Sementara itu, kerja sama di sektor mobilitas hijau menegaskan arah pembangunan bandara sebagai green airport yang sejalan dengan agenda transisi energi nasional.

CEO PT BIBU Panji Sakti, Erwanto Sad Adiatmoko Hariwibowo, menegaskan bandara ini dirancang sebagai gerbang dunia yang modern, berkelanjutan, dan berakar pada budaya Bali, bukan proyek jangka pendek semata.
Dimensi budaya juga menjadi fondasi utama pembangunan melalui penerapan nilai Tri Hita Karana, yang menekankan harmoni antara manusia, alam, dan spiritualitas.

Komisaris PT BIBU Panji Sakti, Marsekal TNI (Purn) Ida Bagus Putu Dunia, menilai proyek ini sebagai bukti bahwa kemajuan teknologi dapat berjalan seiring dengan kearifan lokal tanpa saling meniadakan. Dukungan moral turut datang dari para penglingsir puri di berbagai wilayah Bali yang memandang bandara ini sebagai jalan menuju keadilan sosial bagi Bali Utara, sekaligus pengingat bagi negara bahwa penantian panjang masyarakat tidak boleh diabaikan.

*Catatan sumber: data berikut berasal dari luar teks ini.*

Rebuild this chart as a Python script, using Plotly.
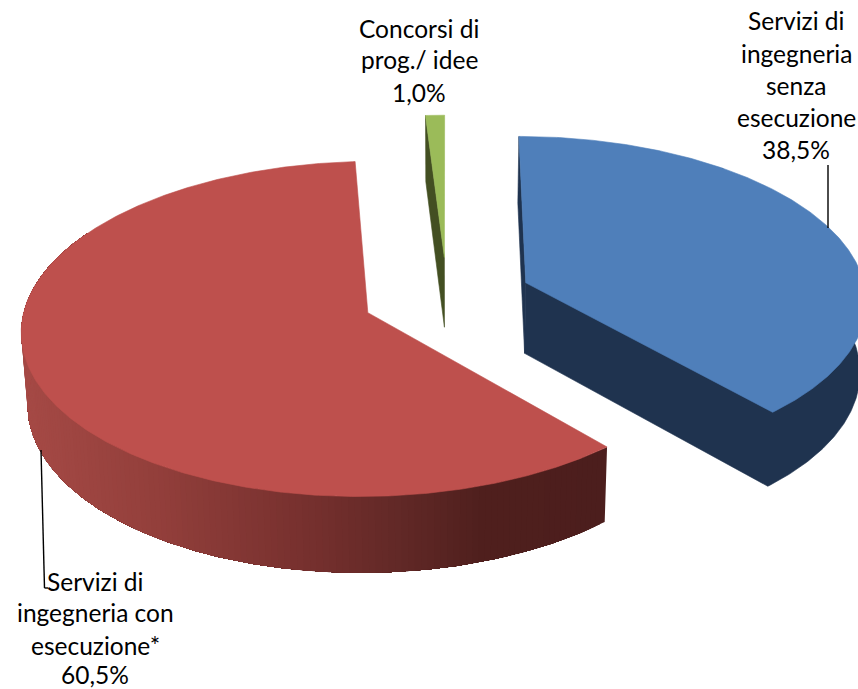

Kini, setelah bertahun-tahun wacana dan satu Perpres telah terbit, Bandara Internasional Bali Utara menjadi ujian nyata bagi konsistensi negara. Jika 2025 adalah tahun pemantapan visi dan dukungan, maka tahun-tahun berikutnya dituntut menjadi fase eksekusi yang tegas. Bola sepenuhnya berada di tangan pemerintah pusat, dan Presiden Prabowo Subianto memiliki kesempatan historis untuk mengubah proyek ini dari sekadar teks kebijakan menjadi jejak kepemimpinan, sebuah bandara yang membuka langit baru di utara Bali sekaligus membuka harapan baru bagi pemerataan pembangunan Indonesia.